[start]

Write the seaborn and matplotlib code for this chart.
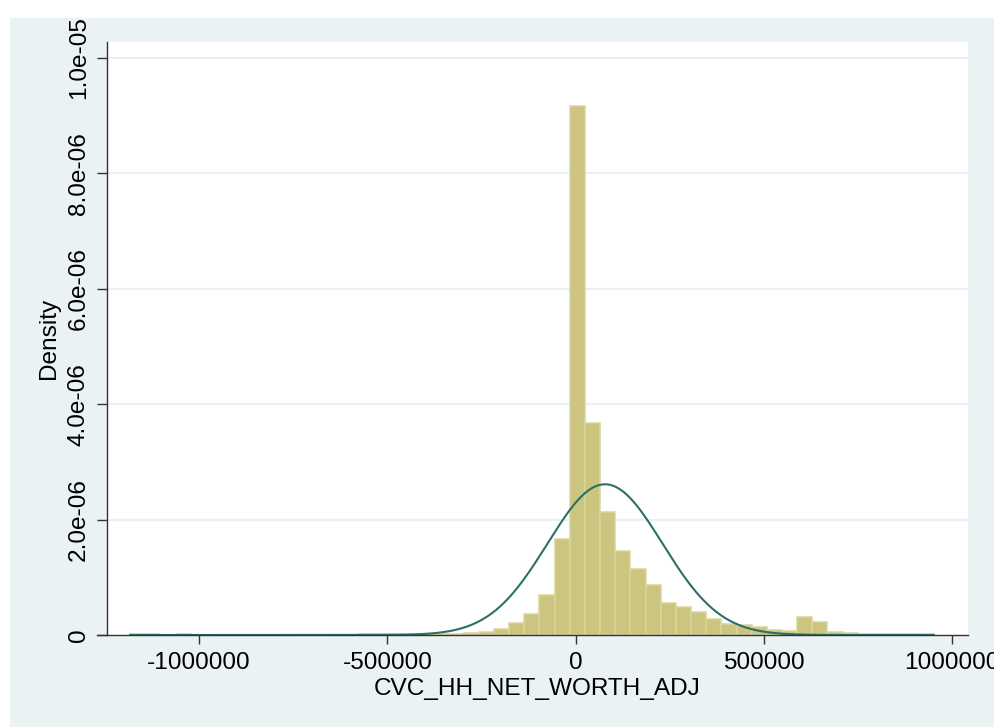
import numpy as np
import pandas as pd
import matplotlib
matplotlib.use("Agg")
import matplotlib.pyplot as plt
from matplotlib.patches import Rectangle
import seaborn as sns

# Histogram of household net worth: 53 equal-width bins, heights as densities
BIN_START = -1183000
BIN_END = 950250
N_BINS = 53
DENSITY_E6 = [
    0.02, 0.02, 0.0, 0.02, 0.0, 0.0, 0.0, 0.0, 0.0, 0.0,
    0.0, 0.0, 0.0, 0.0, 0.0, 0.015, 0.015, 0.015, 0.015, 0.015,
    0.015, 0.015, 0.03, 0.057, 0.099, 0.203, 0.359, 0.693, 1.664, 9.173,
    3.679, 2.127, 1.456, 1.139, 0.867, 0.555, 0.485, 0.399, 0.283, 0.191,
    0.173, 0.139, 0.087, 0.069, 0.312, 0.225, 0.052, 0.026, 0.017, 0.017,
    0.017, 0.017, 0.017,
]

# Normal density overlay (sample mean and standard deviation)
NORMAL_MEAN = 77800
NORMAL_SD = 152700

X_TICKS = [-1000000, -500000, 0, 500000, 1000000]
X_TICK_LABELS = ["-1000000", "-500000", "0", "500000", "1000000"]
Y_TICKS = [0, 2e-6, 4e-6, 6e-6, 8e-6, 1e-5]
Y_TICK_LABELS = ["0", "2.0e-06", "4.0e-06", "6.0e-06", "8.0e-06", "1.0e-05"]

X_LABEL = "CVC_HH_NET_WORTH_ADJ"
Y_LABEL = "Density"

W, H = 995, 727
BG = "#EAF2F3"
GRID = "#E9F1F3"
BAR_FILL = "#CCC580"
BAR_EDGE = "#DAD49E"
CURVE = "#2C7065"
AXIS = "#333333"

plt.rcParams["font.family"] = ["Liberation Sans", "DejaVu Sans"]
FS = 17.6

edges = np.linspace(BIN_START, BIN_END, N_BINS + 1)
centers = (edges[:-1] + edges[1:]) / 2
hist_df = pd.DataFrame({"value": centers, "density": np.array(DENSITY_E6) * 1e-6})

xs = np.linspace(BIN_START, BIN_END, 600)
pdf = np.exp(-0.5 * ((xs - NORMAL_MEAN) / NORMAL_SD) ** 2) / (NORMAL_SD * np.sqrt(2 * np.pi))
curve_df = pd.DataFrame({"value": xs, "pdf": pdf})

fig = plt.figure(figsize=(W / 100, H / 100), dpi=100)
fig.patch.set_facecolor(BG)

def px_rect(left, top, right, bottom):
    return [left / W, 1 - bottom / H, (right - left) / W, (bottom - top) / H]

ax = fig.add_axes(px_rect(107, 42, 968, 635))
ax.set_facecolor("white")

sns.histplot(
    data=hist_df, x="value", weights="density", bins=edges.tolist(), stat="count",
    color=BAR_FILL, edgecolor=BAR_EDGE, linewidth=1.1, alpha=1.0, ax=ax, zorder=2,
)
sns.lineplot(data=curve_df, x="value", y="pdf", color=CURVE, linewidth=1.5, ax=ax, zorder=3)

PX_PER_X = 188.3 / 500000
x0_px = 575.7
ax.set_xlim((107 - x0_px) / PX_PER_X, (968 - x0_px) / PX_PER_X)
ax.set_ylim(0, (635 - 42) / 57.7 * 1e-6)

ax.set_yticks(Y_TICKS)
ax.set_yticklabels(Y_TICK_LABELS)
ax.set_xticks(X_TICKS)
ax.set_xticklabels(X_TICK_LABELS)

for y in Y_TICKS[1:]:
    ax.axhline(y, color=GRID, linewidth=1.5, zorder=1)

for side in ("top", "right", "bottom"):
    ax.spines[side].set_visible(False)
ax.spines["left"].set_color(AXIS)
ax.spines["left"].set_linewidth(1.0)
ax.plot([-10 / 861, 1], [0, 0], transform=ax.transAxes, color=AXIS,
        linewidth=1.0, clip_on=False, zorder=4)

ax.tick_params(axis="x", length=6.5, width=1.0, color=AXIS, pad=6.0,
               labelsize=FS, labelcolor="black")
ax.tick_params(axis="y", length=7.0, width=1.0, color=AXIS, pad=5.5,
               labelsize=FS, labelcolor="black", labelrotation=90)
for lbl in ax.get_yticklabels():
    lbl.set_verticalalignment("center")
ax.grid(False)
ax.set_xlabel("")
ax.set_ylabel("")

fig.text(537.5 / W, 1 - 688.5 / H, X_LABEL, ha="center", va="center", fontsize=FS)
fig.text(49.5 / W, 1 - 338 / H, Y_LABEL, ha="center", va="center", fontsize=FS,
         rotation=90)

# white page margin along the top and left edges
fig.patches.append(Rectangle((0, 1 - 18 / H), 1, 18 / H, transform=fig.transFigure,
                             facecolor="white", edgecolor="none", zorder=10))
fig.patches.append(Rectangle((0, 0), 10 / W, 1, transform=fig.transFigure,
                             facecolor="white", edgecolor="none", zorder=10))

fig.savefig("out.png", dpi=100, facecolor=fig.get_facecolor())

[end]

TASK DIRECTIONS: Skipping the pictures, transcribe each line above exactly as it appears.

EXERCISE OUTPUT:
Write the seaborn and matplotlib code for this chart.
import numpy as np
import pandas as pd
import matplotlib
matplotlib.use("Agg")
import matplotlib.pyplot as plt
from matplotlib.patches import Rectangle
import seaborn as sns

# Histogram of household net worth: 53 equal-width bins, heights as densities
BIN_START = -1183000
BIN_END = 950250
N_BINS = 53
DENSITY_E6 = [
    0.02, 0.02, 0.0, 0.02, 0.0, 0.0, 0.0, 0.0, 0.0, 0.0,
    0.0, 0.0, 0.0, 0.0, 0.0, 0.015, 0.015, 0.015, 0.015, 0.015,
    0.015, 0.015, 0.03, 0.057, 0.099, 0.203, 0.359, 0.693, 1.664, 9.173,
    3.679, 2.127, 1.456, 1.139, 0.867, 0.555, 0.485, 0.399, 0.283, 0.191,
    0.173, 0.139, 0.087, 0.069, 0.312, 0.225, 0.052, 0.026, 0.017, 0.017,
    0.017, 0.017, 0.017,
]

# Normal density overlay (sample mean and standard deviation)
NORMAL_MEAN = 77800
NORMAL_SD = 152700

X_TICKS = [-1000000, -500000, 0, 500000, 1000000]
X_TICK_LABELS = ["-1000000", "-500000", "0", "500000", "1000000"]
Y_TICKS = [0, 2e-6, 4e-6, 6e-6, 8e-6, 1e-5]
Y_TICK_LABELS = ["0", "2.0e-06", "4.0e-06", "6.0e-06", "8.0e-06", "1.0e-05"]

X_LABEL = "CVC_HH_NET_WORTH_ADJ"
Y_LABEL = "Density"

W, H = 995, 727
BG = "#EAF2F3"
GRID = "#E9F1F3"
BAR_FILL = "#CCC580"
BAR_EDGE = "#DAD49E"
CURVE = "#2C7065"
AXIS = "#333333"

plt.rcParams["font.family"] = ["Liberation Sans", "DejaVu Sans"]
FS = 17.6

edges = np.linspace(BIN_START, BIN_END, N_BINS + 1)
centers = (edges[:-1] + edges[1:]) / 2
hist_df = pd.DataFrame({"value": centers, "density": np.array(DENSITY_E6) * 1e-6})

xs = np.linspace(BIN_START, BIN_END, 600)
pdf = np.exp(-0.5 * ((xs - NORMAL_MEAN) / NORMAL_SD) ** 2) / (NORMAL_SD * np.sqrt(2 * np.pi))
curve_df = pd.DataFrame({"value": xs, "pdf": pdf})

fig = plt.figure(figsize=(W / 100, H / 100), dpi=100)
fig.patch.set_facecolor(BG)

def px_rect(left, top, right, bottom):
    return [left / W, 1 - bottom / H, (right - left) / W, (bottom - top) / H]

ax = fig.add_axes(px_rect(107, 42, 968, 635))
ax.set_facecolor("white")

sns.histplot(
    data=hist_df, x="value", weights="density", bins=edges.tolist(), stat="count",
    color=BAR_FILL, edgecolor=BAR_EDGE, linewidth=1.1, alpha=1.0, ax=ax, zorder=2,
)
sns.lineplot(data=curve_df, x="value", y="pdf", color=CURVE, linewidth=1.5, ax=ax, zorder=3)

PX_PER_X = 188.3 / 500000
x0_px = 575.7
ax.set_xlim((107 - x0_px) / PX_PER_X, (968 - x0_px) / PX_PER_X)
ax.set_ylim(0, (635 - 42) / 57.7 * 1e-6)

ax.set_yticks(Y_TICKS)
ax.set_yticklabels(Y_TICK_LABELS)
ax.set_xticks(X_TICKS)
ax.set_xticklabels(X_TICK_LABELS)

for y in Y_TICKS[1:]:
    ax.axhline(y, color=GRID, linewidth=1.5, zorder=1)

for side in ("top", "right", "bottom"):
    ax.spines[side].set_visible(False)
ax.spines["left"].set_color(AXIS)
ax.spines["left"].set_linewidth(1.0)
ax.plot([-10 / 861, 1], [0, 0], transform=ax.transAxes, color=AXIS,
        linewidth=1.0, clip_on=False, zorder=4)

ax.tick_params(axis="x", length=6.5, width=1.0, color=AXIS, pad=6.0,
               labelsize=FS, labelcolor="black")
ax.tick_params(axis="y", length=7.0, width=1.0, color=AXIS, pad=5.5,
               labelsize=FS, labelcolor="black", labelrotation=90)
for lbl in ax.get_yticklabels():
    lbl.set_verticalalignment("center")
ax.grid(False)
ax.set_xlabel("")
ax.set_ylabel("")

fig.text(537.5 / W, 1 - 688.5 / H, X_LABEL, ha="center", va="center", fontsize=FS)
fig.text(49.5 / W, 1 - 338 / H, Y_LABEL, ha="center", va="center", fontsize=FS,
         rotation=90)

# white page margin along the top and left edges
fig.patches.append(Rectangle((0, 1 - 18 / H), 1, 18 / H, transform=fig.transFigure,
                             facecolor="white", edgecolor="none", zorder=10))
fig.patches.append(Rectangle((0, 0), 10 / W, 1, transform=fig.transFigure,
                             facecolor="white", edgecolor="none", zorder=10))

fig.savefig("out.png", dpi=100, facecolor=fig.get_facecolor())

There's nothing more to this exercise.